> _Material shown_:
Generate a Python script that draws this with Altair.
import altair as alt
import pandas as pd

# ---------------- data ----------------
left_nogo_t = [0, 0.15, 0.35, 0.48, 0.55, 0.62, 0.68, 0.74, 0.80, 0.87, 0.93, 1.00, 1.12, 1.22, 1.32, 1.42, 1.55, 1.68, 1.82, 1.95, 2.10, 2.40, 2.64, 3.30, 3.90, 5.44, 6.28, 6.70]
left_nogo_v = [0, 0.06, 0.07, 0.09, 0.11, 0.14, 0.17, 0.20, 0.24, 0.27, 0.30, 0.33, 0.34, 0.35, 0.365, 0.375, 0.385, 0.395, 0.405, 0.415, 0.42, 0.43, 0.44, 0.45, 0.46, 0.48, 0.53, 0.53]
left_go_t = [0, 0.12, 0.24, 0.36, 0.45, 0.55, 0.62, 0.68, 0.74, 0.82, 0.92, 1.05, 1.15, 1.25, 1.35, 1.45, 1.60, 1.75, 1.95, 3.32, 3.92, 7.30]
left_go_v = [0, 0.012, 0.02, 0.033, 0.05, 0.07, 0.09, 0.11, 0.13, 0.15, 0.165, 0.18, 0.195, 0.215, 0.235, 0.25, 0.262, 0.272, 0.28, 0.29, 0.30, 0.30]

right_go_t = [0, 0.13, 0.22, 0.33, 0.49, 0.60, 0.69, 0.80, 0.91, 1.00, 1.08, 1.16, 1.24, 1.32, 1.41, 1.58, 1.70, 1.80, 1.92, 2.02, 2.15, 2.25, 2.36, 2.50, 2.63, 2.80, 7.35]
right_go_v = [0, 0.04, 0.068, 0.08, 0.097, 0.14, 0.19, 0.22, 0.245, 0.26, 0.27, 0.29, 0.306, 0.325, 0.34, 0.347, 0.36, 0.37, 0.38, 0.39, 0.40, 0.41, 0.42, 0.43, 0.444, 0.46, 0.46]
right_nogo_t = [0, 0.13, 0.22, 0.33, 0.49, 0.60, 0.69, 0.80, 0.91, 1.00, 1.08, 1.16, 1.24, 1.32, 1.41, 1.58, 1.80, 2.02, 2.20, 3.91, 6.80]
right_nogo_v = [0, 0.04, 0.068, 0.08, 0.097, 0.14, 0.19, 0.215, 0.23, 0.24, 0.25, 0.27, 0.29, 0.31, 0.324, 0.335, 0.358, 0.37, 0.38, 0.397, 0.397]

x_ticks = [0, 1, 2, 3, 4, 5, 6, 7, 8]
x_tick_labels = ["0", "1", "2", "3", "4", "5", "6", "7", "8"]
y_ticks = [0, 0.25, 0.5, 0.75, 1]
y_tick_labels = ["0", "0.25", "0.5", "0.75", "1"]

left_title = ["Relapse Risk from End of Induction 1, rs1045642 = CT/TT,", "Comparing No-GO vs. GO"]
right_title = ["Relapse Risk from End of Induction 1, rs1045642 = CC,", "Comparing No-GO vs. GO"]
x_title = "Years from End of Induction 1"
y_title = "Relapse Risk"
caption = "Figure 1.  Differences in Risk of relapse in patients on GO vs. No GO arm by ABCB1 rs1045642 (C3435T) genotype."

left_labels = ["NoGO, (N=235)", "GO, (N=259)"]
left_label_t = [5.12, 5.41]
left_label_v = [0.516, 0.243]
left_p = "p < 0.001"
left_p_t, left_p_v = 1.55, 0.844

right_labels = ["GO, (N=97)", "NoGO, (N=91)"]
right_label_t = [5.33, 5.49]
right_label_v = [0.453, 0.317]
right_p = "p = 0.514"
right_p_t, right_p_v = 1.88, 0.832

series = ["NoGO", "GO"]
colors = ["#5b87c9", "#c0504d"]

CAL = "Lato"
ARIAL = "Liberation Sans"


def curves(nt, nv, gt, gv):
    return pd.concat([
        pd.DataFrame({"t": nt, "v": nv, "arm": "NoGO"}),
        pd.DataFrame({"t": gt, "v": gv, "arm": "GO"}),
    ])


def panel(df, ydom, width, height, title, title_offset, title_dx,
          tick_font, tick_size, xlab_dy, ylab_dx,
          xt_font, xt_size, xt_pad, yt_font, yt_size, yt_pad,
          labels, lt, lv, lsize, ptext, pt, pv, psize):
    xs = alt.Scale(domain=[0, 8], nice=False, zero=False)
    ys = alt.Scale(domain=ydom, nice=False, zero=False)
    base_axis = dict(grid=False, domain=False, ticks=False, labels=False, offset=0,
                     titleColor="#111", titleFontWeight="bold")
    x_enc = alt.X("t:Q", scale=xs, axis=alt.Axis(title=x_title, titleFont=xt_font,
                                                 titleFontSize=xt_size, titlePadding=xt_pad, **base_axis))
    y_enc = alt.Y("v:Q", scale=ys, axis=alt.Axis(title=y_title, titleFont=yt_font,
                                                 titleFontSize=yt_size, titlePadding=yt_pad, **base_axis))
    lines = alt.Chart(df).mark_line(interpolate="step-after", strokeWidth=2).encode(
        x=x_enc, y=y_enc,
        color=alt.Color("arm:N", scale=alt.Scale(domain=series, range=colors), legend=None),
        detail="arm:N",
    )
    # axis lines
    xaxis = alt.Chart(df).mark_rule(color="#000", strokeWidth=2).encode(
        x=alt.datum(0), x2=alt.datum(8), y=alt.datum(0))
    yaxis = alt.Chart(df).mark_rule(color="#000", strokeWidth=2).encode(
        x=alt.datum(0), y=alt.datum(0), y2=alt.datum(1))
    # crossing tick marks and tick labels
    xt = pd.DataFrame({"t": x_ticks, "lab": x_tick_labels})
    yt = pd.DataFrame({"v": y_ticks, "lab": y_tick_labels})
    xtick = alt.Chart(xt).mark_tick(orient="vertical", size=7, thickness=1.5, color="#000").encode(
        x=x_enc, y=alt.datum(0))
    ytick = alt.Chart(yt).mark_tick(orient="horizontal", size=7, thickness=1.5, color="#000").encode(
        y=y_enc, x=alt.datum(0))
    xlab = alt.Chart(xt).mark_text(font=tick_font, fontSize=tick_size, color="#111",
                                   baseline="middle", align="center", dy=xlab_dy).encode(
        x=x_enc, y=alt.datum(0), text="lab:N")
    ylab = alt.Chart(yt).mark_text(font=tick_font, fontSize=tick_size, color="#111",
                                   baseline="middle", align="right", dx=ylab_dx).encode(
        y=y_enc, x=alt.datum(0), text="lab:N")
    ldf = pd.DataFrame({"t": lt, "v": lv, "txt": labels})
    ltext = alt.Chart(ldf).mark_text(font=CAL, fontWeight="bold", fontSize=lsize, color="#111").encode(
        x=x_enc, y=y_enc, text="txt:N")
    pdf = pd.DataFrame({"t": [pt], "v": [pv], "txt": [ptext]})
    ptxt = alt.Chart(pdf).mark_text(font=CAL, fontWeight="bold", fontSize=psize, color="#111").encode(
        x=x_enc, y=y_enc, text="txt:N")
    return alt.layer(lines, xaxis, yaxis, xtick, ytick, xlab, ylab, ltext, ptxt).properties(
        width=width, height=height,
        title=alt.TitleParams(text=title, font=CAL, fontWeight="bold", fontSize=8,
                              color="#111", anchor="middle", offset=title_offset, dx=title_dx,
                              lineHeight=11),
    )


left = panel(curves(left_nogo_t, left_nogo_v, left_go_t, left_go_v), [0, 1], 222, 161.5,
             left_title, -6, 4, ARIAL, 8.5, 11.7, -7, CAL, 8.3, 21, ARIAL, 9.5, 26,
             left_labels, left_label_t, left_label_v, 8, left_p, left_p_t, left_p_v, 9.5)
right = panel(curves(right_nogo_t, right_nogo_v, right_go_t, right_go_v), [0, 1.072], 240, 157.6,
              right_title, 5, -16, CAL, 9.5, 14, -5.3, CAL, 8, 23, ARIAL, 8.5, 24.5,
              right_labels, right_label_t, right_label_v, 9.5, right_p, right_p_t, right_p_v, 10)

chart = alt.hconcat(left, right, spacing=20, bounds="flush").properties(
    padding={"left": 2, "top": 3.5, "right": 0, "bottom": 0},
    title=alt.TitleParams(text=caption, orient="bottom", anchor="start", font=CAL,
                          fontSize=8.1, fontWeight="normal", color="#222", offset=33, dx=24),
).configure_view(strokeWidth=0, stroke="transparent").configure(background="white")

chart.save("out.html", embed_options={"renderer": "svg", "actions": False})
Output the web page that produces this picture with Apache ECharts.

> _Given task_: Look above for lines with the word "that" and copy them all.

> _Solved problem_:
Generate a Python script that draws this with Altair.
Output the web page that produces this picture with Apache ECharts.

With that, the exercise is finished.